[Begin DATA SECTION]

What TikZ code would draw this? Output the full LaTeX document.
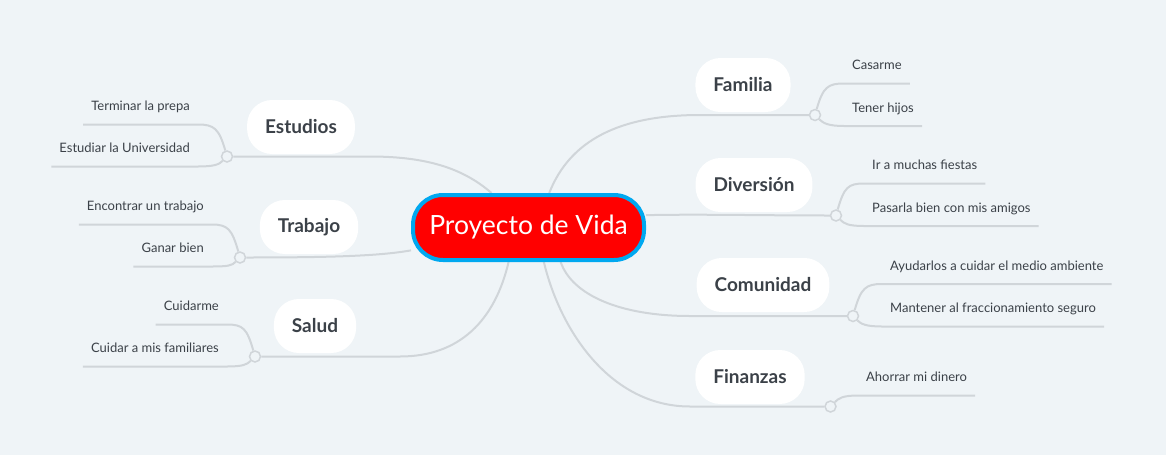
\documentclass[tikz,border=0pt]{standalone}
\usepackage{fontspec}
\setmainfont{Lato}
\usetikzlibrary{backgrounds}
\definecolor{bgcol}{HTML}{EFF4F7}
\definecolor{linecol}{HTML}{D0D5D9}
\definecolor{txtcol}{HTML}{3B4148}
\definecolor{rootblue}{HTML}{00A8F0}
\begin{document}
\begin{tikzpicture}[x=1pt,y=-1pt,
	root/.style={draw=rootblue, line width=4pt, fill=red, rounded corners=30pt, minimum width=231pt, minimum height=65pt, text=white, font=\fontsize{26.5}{30}\selectfont},
	topic/.style={fill=white, rounded corners=25pt, minimum height=54pt, inner xsep=18pt, text=txtcol, font=\fontsize{19}{22}\selectfont\bfseries},
	knot/.style={circle, draw=linecol, fill=bgcol, line width=1.5pt, minimum size=11pt, inner sep=0pt},
	leafr/.style={anchor=south west, inner xsep=8pt, inner ysep=10.5pt, text height=10pt, text depth=3pt, text=txtcol, font=\fontsize{13}{15}\selectfont},
	leafl/.style={leafr, anchor=south east},
	branch/.style={draw=linecol, line width=2pt}]
	\useasboundingbox (0,0) rectangle (1166,455);

	\node [root] (root) at (528.5,227.5) {Proyecto de Vida};

	% topics, right side
	\node [topic] (familia) at (743,85) {Familia};
	\node [topic] (diversion) at (754,185) {Diversión};
	\node [topic] (comunidad) at (763,285) {Comunidad};
	\node [topic] (finanzas) at (750,377) {Finanzas};
	% topics, left side
	\node [topic] (estudios) at (301,127) {Estudios};
	\node [topic] (trabajo) at (309,227) {Trabajo};
	\node [topic] (salud) at (315,326) {Salud};

	\node [knot] (dFam) at (815,115) {};
	\node [knot] (dDiv) at (836,215.5) {};
	\node [knot] (dCom) at (853,316) {};
	\node [knot] (dFin) at (830.5,406.5) {};
	\node [knot] (dEst) at (227,156.5) {};
	\node [knot] (dTra) at (240,257.5) {};
	\node [knot] (dSal) at (255,356.5) {};

	% leaves
	\node [leafr] (casarme) at (844,83.5) {Casarme};
	\node [leafr] (hijos) at (844,126) {Tener hijos};
	\node [leafr] (fiestas) at (864,183.5) {Ir a muchas fiestas};
	\node [leafr] (amigos) at (864,226) {Pasarla bien con mis amigos};
	\node [leafr] (ambiente) at (882,284) {Ayudarlos a cuidar el medio ambiente};
	\node [leafr] (seguro) at (882,326.5) {Mantener al fraccionamiento seguro};
	\node [leafr] (dinero) at (858,395.5) {Ahorrar mi dinero};
	\node [leafl] (prepa) at (198,124.5) {Terminar la prepa};
	\node [leafl] (uni) at (198,166.5) {Estudiar la Universidad};
	\node [leafl] (encontrar) at (212,224.5) {Encontrar un trabajo};
	\node [leafl] (ganar) at (212,266.5) {Ganar bien};
	\node [leafl] (cuidarme) at (227,324.5) {Cuidarme};
	\node [leafl] (familiares) at (227,366.5) {Cuidar a mis familiares};

	\begin{scope}[on background layer]
		\fill [bgcol] (0,0) rectangle (1166,455);
		% root to knots
		\draw [branch] (root.59) .. controls (570,140) and (620,115) .. (700,115) -- (dFam);
		\draw [branch] (root.6) .. controls (700,214) and (760,215.5) .. (dDiv);
		\draw [branch] (root.-47) .. controls (572,295) and (620,316) .. (690,316) -- (dCom);
		\draw [branch] (root.-66) .. controls (560,330) and (610,406.5) .. (690,406.5) -- (dFin);
		\draw [branch] (root.137) .. controls (465,170) and (430,156.5) .. (370,156.5) -- (dEst);
		\draw [branch] (root.-169) .. controls (380,256) and (330,257.5) .. (dTra);
		\draw [branch] (root.-120) .. controls (495,320) and (460,356.5) .. (400,356.5) -- (dSal);
		% knots to leaves
		\draw [branch] (dFam) .. controls +(8,-28) and +(-16,0) .. (casarme.south west) -- (casarme.south east);
		\draw [branch] (dFam) .. controls +(8,8) and +(-16,0) .. (hijos.south west) -- (hijos.south east);
		\draw [branch] (dDiv) .. controls +(8,-28) and +(-16,0) .. (fiestas.south west) -- (fiestas.south east);
		\draw [branch] (dDiv) .. controls +(8,8) and +(-16,0) .. (amigos.south west) -- (amigos.south east);
		\draw [branch] (dCom) .. controls +(8,-28) and +(-16,0) .. (ambiente.south west) -- (ambiente.south east);
		\draw [branch] (dCom) .. controls +(8,8) and +(-16,0) .. (seguro.south west) -- (seguro.south east);
		\draw [branch] (dFin) .. controls +(8,-8) and +(-16,0) .. (dinero.south west) -- (dinero.south east);
		\draw [branch] (dEst) .. controls +(-8,-28) and +(16,0) .. (prepa.south east) -- (prepa.south west);
		\draw [branch] (dEst) .. controls +(-8,8) and +(16,0) .. (uni.south east) -- (uni.south west);
		\draw [branch] (dTra) .. controls +(-8,-28) and +(16,0) .. (encontrar.south east) -- (encontrar.south west);
		\draw [branch] (dTra) .. controls +(-8,8) and +(16,0) .. (ganar.south east) -- (ganar.south west);
		\draw [branch] (dSal) .. controls +(-8,-28) and +(16,0) .. (cuidarme.south east) -- (cuidarme.south west);
		\draw [branch] (dSal) .. controls +(-8,8) and +(16,0) .. (familiares.south east) -- (familiares.south west);
	\end{scope}
\end{tikzpicture}
\end{document}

[End DATA SECTION]

Without the images, write out each line of the data verbatim.

• SOLUTION TO THIS PROBLEM:
What TikZ code would draw this? Output the full LaTeX document.
\documentclass[tikz,border=0pt]{standalone}
\usepackage{fontspec}
\setmainfont{Lato}
\usetikzlibrary{backgrounds}
\definecolor{bgcol}{HTML}{EFF4F7}
\definecolor{linecol}{HTML}{D0D5D9}
\definecolor{txtcol}{HTML}{3B4148}
\definecolor{rootblue}{HTML}{00A8F0}
\begin{document}
\begin{tikzpicture}[x=1pt,y=-1pt,
	root/.style={draw=rootblue, line width=4pt, fill=red, rounded corners=30pt, minimum width=231pt, minimum height=65pt, text=white, font=\fontsize{26.5}{30}\selectfont},
	topic/.style={fill=white, rounded corners=25pt, minimum height=54pt, inner xsep=18pt, text=txtcol, font=\fontsize{19}{22}\selectfont\bfseries},
	knot/.style={circle, draw=linecol, fill=bgcol, line width=1.5pt, minimum size=11pt, inner sep=0pt},
	leafr/.style={anchor=south west, inner xsep=8pt, inner ysep=10.5pt, text height=10pt, text depth=3pt, text=txtcol, font=\fontsize{13}{15}\selectfont},
	leafl/.style={leafr, anchor=south east},
	branch/.style={draw=linecol, line width=2pt}]
	\useasboundingbox (0,0) rectangle (1166,455);

	\node [root] (root) at (528.5,227.5) {Proyecto de Vida};

	% topics, right side
	\node [topic] (familia) at (743,85) {Familia};
	\node [topic] (diversion) at (754,185) {Diversión};
	\node [topic] (comunidad) at (763,285) {Comunidad};
	\node [topic] (finanzas) at (750,377) {Finanzas};
	% topics, left side
	\node [topic] (estudios) at (301,127) {Estudios};
	\node [topic] (trabajo) at (309,227) {Trabajo};
	\node [topic] (salud) at (315,326) {Salud};

	\node [knot] (dFam) at (815,115) {};
	\node [knot] (dDiv) at (836,215.5) {};
	\node [knot] (dCom) at (853,316) {};
	\node [knot] (dFin) at (830.5,406.5) {};
	\node [knot] (dEst) at (227,156.5) {};
	\node [knot] (dTra) at (240,257.5) {};
	\node [knot] (dSal) at (255,356.5) {};

	% leaves
	\node [leafr] (casarme) at (844,83.5) {Casarme};
	\node [leafr] (hijos) at (844,126) {Tener hijos};
	\node [leafr] (fiestas) at (864,183.5) {Ir a muchas fiestas};
	\node [leafr] (amigos) at (864,226) {Pasarla bien con mis amigos};
	\node [leafr] (ambiente) at (882,284) {Ayudarlos a cuidar el medio ambiente};
	\node [leafr] (seguro) at (882,326.5) {Mantener al fraccionamiento seguro};
	\node [leafr] (dinero) at (858,395.5) {Ahorrar mi dinero};
	\node [leafl] (prepa) at (198,124.5) {Terminar la prepa};
	\node [leafl] (uni) at (198,166.5) {Estudiar la Universidad};
	\node [leafl] (encontrar) at (212,224.5) {Encontrar un trabajo};
	\node [leafl] (ganar) at (212,266.5) {Ganar bien};
	\node [leafl] (cuidarme) at (227,324.5) {Cuidarme};
	\node [leafl] (familiares) at (227,366.5) {Cuidar a mis familiares};

	\begin{scope}[on background layer]
		\fill [bgcol] (0,0) rectangle (1166,455);
		% root to knots
		\draw [branch] (root.59) .. controls (570,140) and (620,115) .. (700,115) -- (dFam);
		\draw [branch] (root.6) .. controls (700,214) and (760,215.5) .. (dDiv);
		\draw [branch] (root.-47) .. controls (572,295) and (620,316) .. (690,316) -- (dCom);
		\draw [branch] (root.-66) .. controls (560,330) and (610,406.5) .. (690,406.5) -- (dFin);
		\draw [branch] (root.137) .. controls (465,170) and (430,156.5) .. (370,156.5) -- (dEst);
		\draw [branch] (root.-169) .. controls (380,256) and (330,257.5) .. (dTra);
		\draw [branch] (root.-120) .. controls (495,320) and (460,356.5) .. (400,356.5) -- (dSal);
		% knots to leaves
		\draw [branch] (dFam) .. controls +(8,-28) and +(-16,0) .. (casarme.south west) -- (casarme.south east);
		\draw [branch] (dFam) .. controls +(8,8) and +(-16,0) .. (hijos.south west) -- (hijos.south east);
		\draw [branch] (dDiv) .. controls +(8,-28) and +(-16,0) .. (fiestas.south west) -- (fiestas.south east);
		\draw [branch] (dDiv) .. controls +(8,8) and +(-16,0) .. (amigos.south west) -- (amigos.south east);
		\draw [branch] (dCom) .. controls +(8,-28) and +(-16,0) .. (ambiente.south west) -- (ambiente.south east);
		\draw [branch] (dCom) .. controls +(8,8) and +(-16,0) .. (seguro.south west) -- (seguro.south east);
		\draw [branch] (dFin) .. controls +(8,-8) and +(-16,0) .. (dinero.south west) -- (dinero.south east);
		\draw [branch] (dEst) .. controls +(-8,-28) and +(16,0) .. (prepa.south east) -- (prepa.south west);
		\draw [branch] (dEst) .. controls +(-8,8) and +(16,0) .. (uni.south east) -- (uni.south west);
		\draw [branch] (dTra) .. controls +(-8,-28) and +(16,0) .. (encontrar.south east) -- (encontrar.south west);
		\draw [branch] (dTra) .. controls +(-8,8) and +(16,0) .. (ganar.south east) -- (ganar.south west);
		\draw [branch] (dSal) .. controls +(-8,-28) and +(16,0) .. (cuidarme.south east) -- (cuidarme.south west);
		\draw [branch] (dSal) .. controls +(-8,8) and +(16,0) .. (familiares.south east) -- (familiares.south west);
	\end{scope}
\end{tikzpicture}
\end{document}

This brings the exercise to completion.